Figure 1 shows the critical bands that have been chosen to embed the watermark. As shown in Fig. 1, the selected bands contain less speaker-specific information, which has thus led to reduced recognition performance degradation for online speaker recognition systems. In this approach, the speech signal has been decomposed into 16 critical bands by applying the DWPT. Then, eight critical bands (with numbers 2, 3, 4, 5, 6, 7, 13, and 14) where the F-ratio level is low were chosen to produce minimum degradation of the speaker-specific information. The F-ratio curve shown in Fig. 1 was captured specifically from previous work [12, 27, 28].

Fig. 1
figure 1

Eight selected critical bands (2, 3, 4, 5, 6, 7, 13, and 14) where reduced speaker-specific information is available for watermarking by application of DWPT decomposition

3.1 Digital speech watermarking technique

In this section, a semi-fragile speech watermarking technique is proposed based on angle quantization of the energy ratio between two blocks, which is highly sensitive to any manipulation. The proposed semi-fragile speech watermarking technique can provide authentication over an unknown channel and can provide imperceptible watermarking. Manipulation of the watermark signal will destroy the watermark bits, which are changed into random bit streams. Any minor manipulation of the speech signal can seriously change the angles of the signal; quantization of the signal’s angles is therefore a good candidate technique for semi-fragile speech watermarking.

To apply angle quantization, each watermark bit is embedded into two sets of the original signal. For this purpose, two sets of the original signal (designated x 1 and x 2) have been selected to provide a space in a two-dimensional coordinate system.
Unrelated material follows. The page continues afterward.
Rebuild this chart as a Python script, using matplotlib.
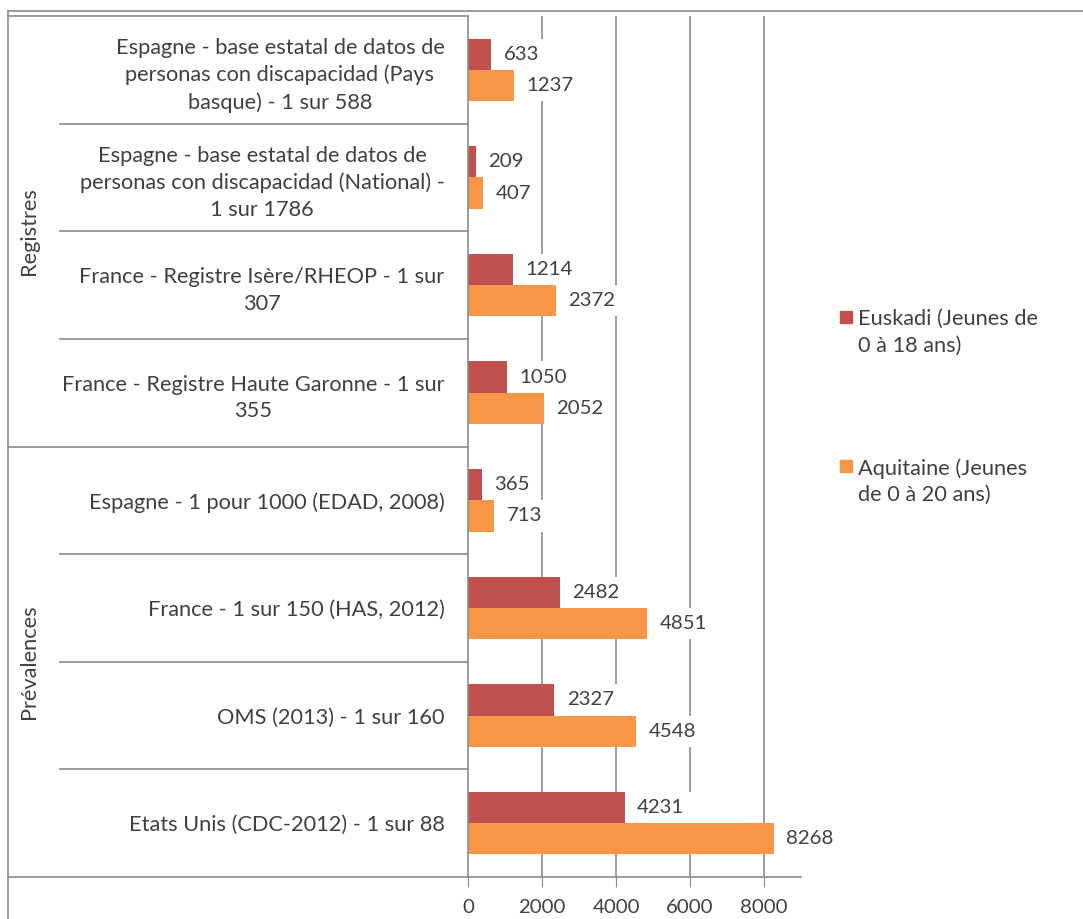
import matplotlib
matplotlib.use("Agg")
import matplotlib.pyplot as plt
import numpy as np
from matplotlib.lines import Line2D
from matplotlib.patches import Rectangle
import matplotlib.transforms as mtransforms

plt.rcParams['font.family'] = ['Lato', 'DejaVu Sans']

# data, top to bottom
categories = [
    "Espagne - base estatal de datos de\npersonas con discapacidad (Pays\nbasque) - 1 sur 588",
    "Espagne - base estatal de datos de\npersonas con discapacidad (National) -\n1 sur 1786",
    "France - Registre Isère/RHEOP - 1 sur\n307",
    "France - Registre Haute Garonne - 1 sur\n355",
    "Espagne - 1 pour 1000 (EDAD, 2008)",
    "France - 1 sur 150 (HAS, 2012)",
    "OMS (2013) - 1 sur 160",
    "Etats Unis (CDC-2012) - 1 sur 88",
]
euskadi = [633, 209, 1214, 1050, 365, 2482, 2327, 4231]
aquitaine = [1237, 407, 2372, 2052, 713, 4851, 4548, 8268]
series_names = ["Euskadi (Jeunes de\n0 à 18 ans)", "Aquitaine (Jeunes\nde 0 à 20 ans)"]
groups = ["Registres", "Prévalences"]
group_sizes = [4, 4]
xticks = [0, 2000, 4000, 6000, 8000]

RED = '#C0504D'
ORANGE = '#F79646'
GRID = '#8C8C8C'
TXT = '#404040'
FS = 15.7      # words
FS_NUM = 14.7  # numbers
LS = 1.42

W, H = 1083, 919
fig = plt.figure(figsize=(W / 100, H / 100), dpi=100)


def fx(px):
    return px / W


def fy(py):
    return 1 - py / H


ax = fig.add_axes([fx(468), fy(877), fx(801) - fx(468), fy(16) - fy(877)])

y = np.arange(len(categories))
h = 0.29
ax.barh(y - 0.145, euskadi, height=h, color=RED, zorder=2)
ax.barh(y + 0.145, aquitaine, height=h, color=ORANGE, zorder=2)

ax.set_xlim(0, 9000)
ax.set_ylim(len(categories) - 0.5, -0.5)
ax.set_xticks(xticks)
ax.set_xticklabels([str(t) for t in xticks], fontsize=FS_NUM, color=TXT)
ax.tick_params(axis='x', length=7, color=GRID, pad=9)
for t in xticks[1:]:
    ax.axvline(t, color=GRID, lw=1.2, zorder=1)

ax.set_yticks(y)
ax.set_yticklabels(categories, fontsize=FS, color=TXT, linespacing=LS)
for lbl in ax.get_yticklabels():
    lbl.set_multialignment('center')
ax.tick_params(axis='y', length=0, pad=17)

for s in ['top', 'right', 'bottom']:
    ax.spines[s].set_visible(False)
ax.spines['left'].set_color(GRID)
ax.spines['left'].set_linewidth(1.2)

# value labels
for yi, v in zip(y, euskadi):
    ax.annotate(str(v), (v, yi - 0.145), xytext=(9, 0), textcoords='offset points',
                ha='left', va='center', fontsize=FS_NUM, color=TXT, zorder=4,
                bbox=dict(boxstyle='square,pad=0.35', fc='white', ec='none'))
for yi, v in zip(y, aquitaine):
    ax.annotate(str(v), (v, yi + 0.145), xytext=(9, 0), textcoords='offset points',
                ha='left', va='center', fontsize=FS_NUM, color=TXT, zorder=3,
                bbox=dict(boxstyle='square,pad=0.35', fc='white', ec='none'))

# category box lines
blend = mtransforms.blended_transform_factory(fig.transFigure, ax.transData)
for b in np.arange(0.5, len(categories) - 0.5):
    x0 = 8 if b == group_sizes[0] - 0.5 else 60
    fig.add_artist(Line2D([fx(x0), fx(468)], [b, b], transform=blend, color=GRID, lw=1.2))
fig.add_artist(Line2D([fx(8), fx(468)], [-0.5, -0.5], transform=blend, color=GRID, lw=1.2))
fig.add_artist(Line2D([fx(8), fx(801)], [len(categories) - 0.5] * 2, transform=blend,
                      color=GRID, lw=1.2))
fig.add_artist(Line2D([fx(8), fx(8)], [fy(11), 0], color=GRID, lw=1.2))
fig.add_artist(Line2D([fx(8), 1], [fy(11), fy(11)], color=GRID, lw=1.2))

# group labels
start = 0
for g, n in zip(groups, group_sizes):
    mid = start + (n - 1) / 2
    fig.text(fx(29), 0, g, rotation=90, ha='center', va='center', fontsize=FS,
             color=TXT, transform=blend).set_y(mid)
    start += n

# legend
for name, col, top in zip(series_names, [RED, ORANGE], [311, 460]):
    fig.add_artist(Rectangle((fx(840), fy(top + 12)), fx(12), 12 / H,
                             transform=fig.transFigure, color=col))
    fig.text(fx(858), fy(top - 2), name, ha='left', va='top', fontsize=FS,
             color=TXT, linespacing=LS)

fig.savefig('out.png', dpi=100)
Then, the polar coordinates of (x 1, x 2) are calculated based on Eqs. (1) and (2), as shown in Fig. 2:

Fig. 2
figure 2

Embedding of watermark by angle quantization [38]

$$ \theta = \arctan \left(\frac{x_2}{x_1}\right), $$
(1)
$$ r=\sqrt{x_1^2+{x}_2^2}. $$
(2)

In angle quantization, θ is quantized to embed the watermark bit. However, this technique is very fragile because, even without any attack, the watermark bits cannot be extracted and thus can cause serious errors. To overcome this problem, the watermark bits are embedded via quantization of the ratio between two energy blocks of the original signal. Only one bit is embedded into each frame by the semi-fragile digital speech watermarking technique. However, each watermark bit is repeatedly embedded into a frame to reduce the potential error. Therefore, each frame is divided into blocks with length L b, and two sets designated X and Y are selected. Then, θ is calculated as shown in Eq. (3):

$$ \theta = \arctan \left(\frac{{\displaystyle {\sum}_{i=1}^{L_{\mathrm{b}}/2}}{y}_i^2}{{\displaystyle {\sum}_{i=1}^{L_{\mathrm{b}}/2}}{x}_i^2}\right) $$
(3)

After angle quantization, the variation for Y must be estimated. In this study, the Lagrange method has been used to estimate the coefficients after angle quantization. The Lagrange method can reduce the effects of watermark distortion after angle quantization. Therefore, each watermarked coefficient is estimated by solving an optimization problem, which is formulated as shown in Eq. (4):

$$ \left\{\begin{array}{c}\hfill \mathrm{Cost}:\ J(Y)={\displaystyle {\sum}_{i=1}^{L_{\mathrm{b}}/2}{\left({y}_i^Q-{y}_i\right)}^2}\ \hfill \\ {}\hfill\ \hfill \\ {}\hfill \mathrm{Condition}:\ C(X)={\displaystyle {\sum}_{i=1}^{L_{\mathrm{b}}/2}{\left({y}_i^Q\right)}^2-{\theta}^Q\times {E}_X=0}\hfill \end{array}\right.. $$
(4)

To solve this optimization problem, the Lagrange method must be used to estimate the optimized values of the equation system, as shown in Eq. (5):

$$ \nabla J(Y)=\lambda\ \nabla C(X). $$
(5)

These optimized values are computed simply by solving Eqs. (6) and (7):

$$ {y}_i^{Q,\mathrm{Opt}}=\frac{y_i}{1-{\lambda}_{\mathrm{Opt}}}, $$
(6)
$$ {\lambda}_{\mathrm{Opt}}=1-\sqrt{\frac{E_Y}{\theta^Q\times {E}_X}}. $$
(7)

3.2 Semi-fragile digital speech watermarking algorithm

As discussed earlier, the watermark bits are embedded in specific frequency sub-bands of the DWPT. Details of the embedding and extraction process are presented in the following algorithms:

Embedding process

  1. a)

    Segment the original speech signal into frames Fi with lengths of N.

  2. b)

    Apply DWPT to each frame with L levels to compute the different sub-bands.

  3. c)

    Select the specific frequency sub-bands in the last level, and arrange them into a data sequence.

  4. d)

    Divide the data sequence into blocks with length L b. Then, divide each block into two sets, X and Y, with equal lengths of N/2 for each set.

  5. e)

    Compute the energy ratio for X and Y using \( \frac{E_Y}{E_X} \).

  6. f)

    Embed the watermark bit repeatedly into all blocks in a frame based on Eq. (8):

$$ {\theta}^Q=\frac{\theta +{m}_i\times \Delta}{2\Delta}\times 2\Delta +{m}_i\times \Delta, $$
(8)

where \( \Delta \) corresponds to the quantization step, \( {m}_i \) is the angle of the energy ratio, and \( {\theta}^Q \) is the modified angle of the energy ratio. Use of small quantization steps provides greater imperceptibility but reduced robustness and vice versa.

  1. g)

    Apply the Lagrange method to the Y set to make the required changes to minimize the watermarked distortion.

  2. h)

    Apply the inverse DWPT to reconstruct the watermarked signal.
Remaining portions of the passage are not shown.